Task to carry out:
Repeat the lines below exactly as they appear, but leave out the images.

Data provided:
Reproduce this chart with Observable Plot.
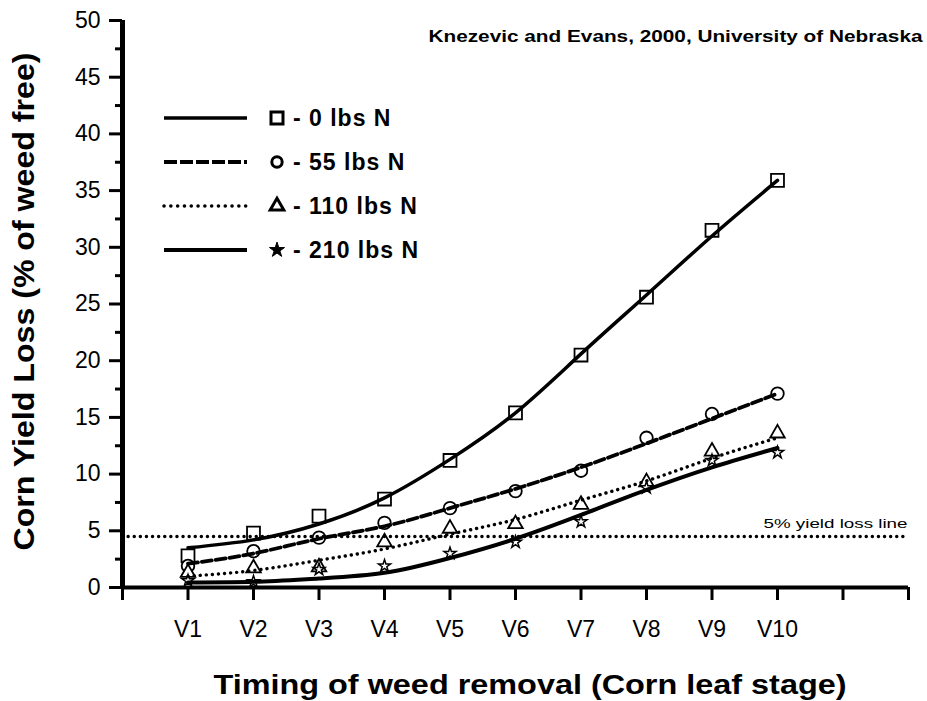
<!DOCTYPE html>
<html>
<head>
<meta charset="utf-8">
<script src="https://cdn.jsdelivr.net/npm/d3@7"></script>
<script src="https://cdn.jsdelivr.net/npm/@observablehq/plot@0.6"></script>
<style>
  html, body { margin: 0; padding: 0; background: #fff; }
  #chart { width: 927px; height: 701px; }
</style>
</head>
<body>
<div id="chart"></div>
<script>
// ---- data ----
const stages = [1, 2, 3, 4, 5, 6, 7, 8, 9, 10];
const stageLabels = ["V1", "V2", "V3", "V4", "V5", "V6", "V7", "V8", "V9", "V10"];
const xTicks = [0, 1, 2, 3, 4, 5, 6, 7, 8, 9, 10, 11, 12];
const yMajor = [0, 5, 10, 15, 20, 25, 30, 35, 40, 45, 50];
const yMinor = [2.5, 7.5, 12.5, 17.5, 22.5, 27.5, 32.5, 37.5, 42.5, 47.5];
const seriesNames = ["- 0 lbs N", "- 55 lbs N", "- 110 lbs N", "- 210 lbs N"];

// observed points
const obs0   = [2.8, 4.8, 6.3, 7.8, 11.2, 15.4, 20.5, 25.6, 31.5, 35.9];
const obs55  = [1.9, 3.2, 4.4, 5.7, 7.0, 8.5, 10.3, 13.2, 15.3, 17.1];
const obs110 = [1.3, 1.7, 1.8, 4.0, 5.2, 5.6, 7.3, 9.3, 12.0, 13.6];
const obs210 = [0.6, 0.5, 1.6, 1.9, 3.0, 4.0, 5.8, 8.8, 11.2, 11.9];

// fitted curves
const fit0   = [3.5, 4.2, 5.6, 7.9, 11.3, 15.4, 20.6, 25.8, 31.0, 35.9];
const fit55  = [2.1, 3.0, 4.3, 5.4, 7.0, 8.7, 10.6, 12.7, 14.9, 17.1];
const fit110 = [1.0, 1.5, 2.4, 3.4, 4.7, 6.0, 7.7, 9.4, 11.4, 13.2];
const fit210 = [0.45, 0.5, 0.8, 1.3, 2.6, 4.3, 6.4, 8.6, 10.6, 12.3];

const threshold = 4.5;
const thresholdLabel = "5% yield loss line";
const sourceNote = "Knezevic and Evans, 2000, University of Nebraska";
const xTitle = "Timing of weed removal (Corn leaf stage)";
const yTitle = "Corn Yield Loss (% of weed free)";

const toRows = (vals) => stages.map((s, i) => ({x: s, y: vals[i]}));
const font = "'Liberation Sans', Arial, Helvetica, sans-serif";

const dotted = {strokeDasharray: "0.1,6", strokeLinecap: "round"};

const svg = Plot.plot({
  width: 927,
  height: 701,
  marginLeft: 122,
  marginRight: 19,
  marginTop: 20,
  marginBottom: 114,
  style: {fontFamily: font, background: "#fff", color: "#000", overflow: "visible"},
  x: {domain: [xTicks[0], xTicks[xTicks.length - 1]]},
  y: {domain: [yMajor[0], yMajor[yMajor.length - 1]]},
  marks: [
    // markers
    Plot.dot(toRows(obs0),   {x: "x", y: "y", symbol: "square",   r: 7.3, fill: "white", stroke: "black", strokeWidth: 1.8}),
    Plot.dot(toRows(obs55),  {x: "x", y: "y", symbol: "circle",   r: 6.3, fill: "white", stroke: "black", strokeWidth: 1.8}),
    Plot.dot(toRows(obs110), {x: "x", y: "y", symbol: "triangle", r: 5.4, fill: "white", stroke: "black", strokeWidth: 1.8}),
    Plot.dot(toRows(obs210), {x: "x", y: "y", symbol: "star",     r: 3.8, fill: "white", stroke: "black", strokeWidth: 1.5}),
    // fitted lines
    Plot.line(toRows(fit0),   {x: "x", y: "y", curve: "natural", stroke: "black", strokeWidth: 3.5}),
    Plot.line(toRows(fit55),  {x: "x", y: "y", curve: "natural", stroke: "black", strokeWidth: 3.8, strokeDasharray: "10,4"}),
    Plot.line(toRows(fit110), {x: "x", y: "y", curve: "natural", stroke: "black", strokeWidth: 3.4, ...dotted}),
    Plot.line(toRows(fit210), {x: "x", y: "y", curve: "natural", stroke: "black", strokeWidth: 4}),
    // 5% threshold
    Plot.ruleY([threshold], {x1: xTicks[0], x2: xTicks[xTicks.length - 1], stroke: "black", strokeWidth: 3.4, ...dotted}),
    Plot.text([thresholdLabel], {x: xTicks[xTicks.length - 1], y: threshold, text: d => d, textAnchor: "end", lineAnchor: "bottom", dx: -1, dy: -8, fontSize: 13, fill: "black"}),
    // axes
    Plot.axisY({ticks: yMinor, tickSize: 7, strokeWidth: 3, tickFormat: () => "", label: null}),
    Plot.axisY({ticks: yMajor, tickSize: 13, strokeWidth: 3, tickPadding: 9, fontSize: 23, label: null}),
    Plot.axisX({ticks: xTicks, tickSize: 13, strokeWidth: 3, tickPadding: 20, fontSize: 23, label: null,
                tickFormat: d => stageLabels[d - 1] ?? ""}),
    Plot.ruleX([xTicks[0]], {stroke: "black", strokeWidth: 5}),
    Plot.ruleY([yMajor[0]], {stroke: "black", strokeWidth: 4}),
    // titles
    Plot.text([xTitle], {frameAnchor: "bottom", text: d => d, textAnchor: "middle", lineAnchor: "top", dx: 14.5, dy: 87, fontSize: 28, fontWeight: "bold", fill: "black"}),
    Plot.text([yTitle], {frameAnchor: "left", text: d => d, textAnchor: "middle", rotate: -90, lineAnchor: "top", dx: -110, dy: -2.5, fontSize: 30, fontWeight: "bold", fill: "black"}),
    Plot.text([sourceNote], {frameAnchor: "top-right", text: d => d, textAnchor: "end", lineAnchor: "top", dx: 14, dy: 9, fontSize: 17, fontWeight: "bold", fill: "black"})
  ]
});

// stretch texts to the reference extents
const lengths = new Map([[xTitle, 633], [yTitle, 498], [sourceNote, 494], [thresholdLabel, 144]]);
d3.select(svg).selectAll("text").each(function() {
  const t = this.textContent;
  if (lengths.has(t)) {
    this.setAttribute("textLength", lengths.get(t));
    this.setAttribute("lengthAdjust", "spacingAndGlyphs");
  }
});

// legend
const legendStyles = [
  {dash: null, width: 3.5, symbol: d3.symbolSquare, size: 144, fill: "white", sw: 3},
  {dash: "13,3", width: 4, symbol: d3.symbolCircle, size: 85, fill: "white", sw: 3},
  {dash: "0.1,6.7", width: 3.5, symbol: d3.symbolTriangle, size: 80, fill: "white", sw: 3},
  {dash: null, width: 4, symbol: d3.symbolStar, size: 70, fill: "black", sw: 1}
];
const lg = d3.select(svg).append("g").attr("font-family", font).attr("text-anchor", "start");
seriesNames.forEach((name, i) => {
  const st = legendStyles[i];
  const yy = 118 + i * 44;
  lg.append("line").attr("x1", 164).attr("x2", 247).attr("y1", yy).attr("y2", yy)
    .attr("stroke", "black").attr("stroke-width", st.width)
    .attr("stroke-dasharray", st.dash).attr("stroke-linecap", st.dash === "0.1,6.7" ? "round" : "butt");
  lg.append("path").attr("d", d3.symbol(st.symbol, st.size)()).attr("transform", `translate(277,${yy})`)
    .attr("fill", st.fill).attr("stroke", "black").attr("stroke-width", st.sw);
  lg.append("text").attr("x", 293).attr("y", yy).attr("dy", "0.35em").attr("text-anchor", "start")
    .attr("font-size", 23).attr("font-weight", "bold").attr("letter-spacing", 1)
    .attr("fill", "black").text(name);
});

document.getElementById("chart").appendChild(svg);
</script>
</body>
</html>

Task output:
Reproduce this chart with Observable Plot.
<!DOCTYPE html>
<html>
<head>
<meta charset="utf-8">
<script src="https://cdn.jsdelivr.net/npm/d3@7"></script>
<script src="https://cdn.jsdelivr.net/npm/@observablehq/plot@0.6"></script>
<style>
  html, body { margin: 0; padding: 0; background: #fff; }
  #chart { width: 927px; height: 701px; }
</style>
</head>
<body>
<div id="chart"></div>
<script>
// ---- data ----
const stages = [1, 2, 3, 4, 5, 6, 7, 8, 9, 10];
const stageLabels = ["V1", "V2", "V3", "V4", "V5", "V6", "V7", "V8", "V9", "V10"];
const xTicks = [0, 1, 2, 3, 4, 5, 6, 7, 8, 9, 10, 11, 12];
const yMajor = [0, 5, 10, 15, 20, 25, 30, 35, 40, 45, 50];
const yMinor = [2.5, 7.5, 12.5, 17.5, 22.5, 27.5, 32.5, 37.5, 42.5, 47.5];
const seriesNames = ["- 0 lbs N", "- 55 lbs N", "- 110 lbs N", "- 210 lbs N"];

// observed points
const obs0   = [2.8, 4.8, 6.3, 7.8, 11.2, 15.4, 20.5, 25.6, 31.5, 35.9];
const obs55  = [1.9, 3.2, 4.4, 5.7, 7.0, 8.5, 10.3, 13.2, 15.3, 17.1];
const obs110 = [1.3, 1.7, 1.8, 4.0, 5.2, 5.6, 7.3, 9.3, 12.0, 13.6];
const obs210 = [0.6, 0.5, 1.6, 1.9, 3.0, 4.0, 5.8, 8.8, 11.2, 11.9];

// fitted curves
const fit0   = [3.5, 4.2, 5.6, 7.9, 11.3, 15.4, 20.6, 25.8, 31.0, 35.9];
const fit55  = [2.1, 3.0, 4.3, 5.4, 7.0, 8.7, 10.6, 12.7, 14.9, 17.1];
const fit110 = [1.0, 1.5, 2.4, 3.4, 4.7, 6.0, 7.7, 9.4, 11.4, 13.2];
const fit210 = [0.45, 0.5, 0.8, 1.3, 2.6, 4.3, 6.4, 8.6, 10.6, 12.3];

const threshold = 4.5;
const thresholdLabel = "5% yield loss line";
const sourceNote = "Knezevic and Evans, 2000, University of Nebraska";
const xTitle = "Timing of weed removal (Corn leaf stage)";
const yTitle = "Corn Yield Loss (% of weed free)";

const toRows = (vals) => stages.map((s, i) => ({x: s, y: vals[i]}));
const font = "'Liberation Sans', Arial, Helvetica, sans-serif";

const dotted = {strokeDasharray: "0.1,6", strokeLinecap: "round"};

const svg = Plot.plot({
  width: 927,
  height: 701,
  marginLeft: 122,
  marginRight: 19,
  marginTop: 20,
  marginBottom: 114,
  style: {fontFamily: font, background: "#fff", color: "#000", overflow: "visible"},
  x: {domain: [xTicks[0], xTicks[xTicks.length - 1]]},
  y: {domain: [yMajor[0], yMajor[yMajor.length - 1]]},
  marks: [
    // markers
    Plot.dot(toRows(obs0),   {x: "x", y: "y", symbol: "square",   r: 7.3, fill: "white", stroke: "black", strokeWidth: 1.8}),
    Plot.dot(toRows(obs55),  {x: "x", y: "y", symbol: "circle",   r: 6.3, fill: "white", stroke: "black", strokeWidth: 1.8}),
    Plot.dot(toRows(obs110), {x: "x", y: "y", symbol: "triangle", r: 5.4, fill: "white", stroke: "black", strokeWidth: 1.8}),
    Plot.dot(toRows(obs210), {x: "x", y: "y", symbol: "star",     r: 3.8, fill: "white", stroke: "black", strokeWidth: 1.5}),
    // fitted lines
    Plot.line(toRows(fit0),   {x: "x", y: "y", curve: "natural", stroke: "black", strokeWidth: 3.5}),
    Plot.line(toRows(fit55),  {x: "x", y: "y", curve: "natural", stroke: "black", strokeWidth: 3.8, strokeDasharray: "10,4"}),
    Plot.line(toRows(fit110), {x: "x", y: "y", curve: "natural", stroke: "black", strokeWidth: 3.4, ...dotted}),
    Plot.line(toRows(fit210), {x: "x", y: "y", curve: "natural", stroke: "black", strokeWidth: 4}),
    // 5% threshold
    Plot.ruleY([threshold], {x1: xTicks[0], x2: xTicks[xTicks.length - 1], stroke: "black", strokeWidth: 3.4, ...dotted}),
    Plot.text([thresholdLabel], {x: xTicks[xTicks.length - 1], y: threshold, text: d => d, textAnchor: "end", lineAnchor: "bottom", dx: -1, dy: -8, fontSize: 13, fill: "black"}),
    // axes
    Plot.axisY({ticks: yMinor, tickSize: 7, strokeWidth: 3, tickFormat: () => "", label: null}),
    Plot.axisY({ticks: yMajor, tickSize: 13, strokeWidth: 3, tickPadding: 9, fontSize: 23, label: null}),
    Plot.axisX({ticks: xTicks, tickSize: 13, strokeWidth: 3, tickPadding: 20, fontSize: 23, label: null,
                tickFormat: d => stageLabels[d - 1] ?? ""}),
    Plot.ruleX([xTicks[0]], {stroke: "black", strokeWidth: 5}),
    Plot.ruleY([yMajor[0]], {stroke: "black", strokeWidth: 4}),
    // titles
    Plot.text([xTitle], {frameAnchor: "bottom", text: d => d, textAnchor: "middle", lineAnchor: "top", dx: 14.5, dy: 87, fontSize: 28, fontWeight: "bold", fill: "black"}),
    Plot.text([yTitle], {frameAnchor: "left", text: d => d, textAnchor: "middle", rotate: -90, lineAnchor: "top", dx: -110, dy: -2.5, fontSize: 30, fontWeight: "bold", fill: "black"}),
    Plot.text([sourceNote], {frameAnchor: "top-right", text: d => d, textAnchor: "end", lineAnchor: "top", dx: 14, dy: 9, fontSize: 17, fontWeight: "bold", fill: "black"})
  ]
});

// stretch texts to the reference extents
const lengths = new Map([[xTitle, 633], [yTitle, 498], [sourceNote, 494], [thresholdLabel, 144]]);
d3.select(svg).selectAll("text").each(function() {
  const t = this.textContent;
  if (lengths.has(t)) {
    this.setAttribute("textLength", lengths.get(t));
    this.setAttribute("lengthAdjust", "spacingAndGlyphs");
  }
});

// legend
const legendStyles = [
  {dash: null, width: 3.5, symbol: d3.symbolSquare, size: 144, fill: "white", sw: 3},
  {dash: "13,3", width: 4, symbol: d3.symbolCircle, size: 85, fill: "white", sw: 3},
  {dash: "0.1,6.7", width: 3.5, symbol: d3.symbolTriangle, size: 80, fill: "white", sw: 3},
  {dash: null, width: 4, symbol: d3.symbolStar, size: 70, fill: "black", sw: 1}
];
const lg = d3.select(svg).append("g").attr("font-family", font).attr("text-anchor", "start");
seriesNames.forEach((name, i) => {
  const st = legendStyles[i];
  const yy = 118 + i * 44;
  lg.append("line").attr("x1", 164).attr("x2", 247).attr("y1", yy).attr("y2", yy)
    .attr("stroke", "black").attr("stroke-width", st.width)
    .attr("stroke-dasharray", st.dash).attr("stroke-linecap", st.dash === "0.1,6.7" ? "round" : "butt");
  lg.append("path").attr("d", d3.symbol(st.symbol, st.size)()).attr("transform", `translate(277,${yy})`)
    .attr("fill", st.fill).attr("stroke", "black").attr("stroke-width", st.sw);
  lg.append("text").attr("x", 293).attr("y", yy).attr("dy", "0.35em").attr("text-anchor", "start")
    .attr("font-size", 23).attr("font-weight", "bold").attr("letter-spacing", 1)
    .attr("fill", "black").text(name);
});

document.getElementById("chart").appendChild(svg);
</script>
</body>
</html>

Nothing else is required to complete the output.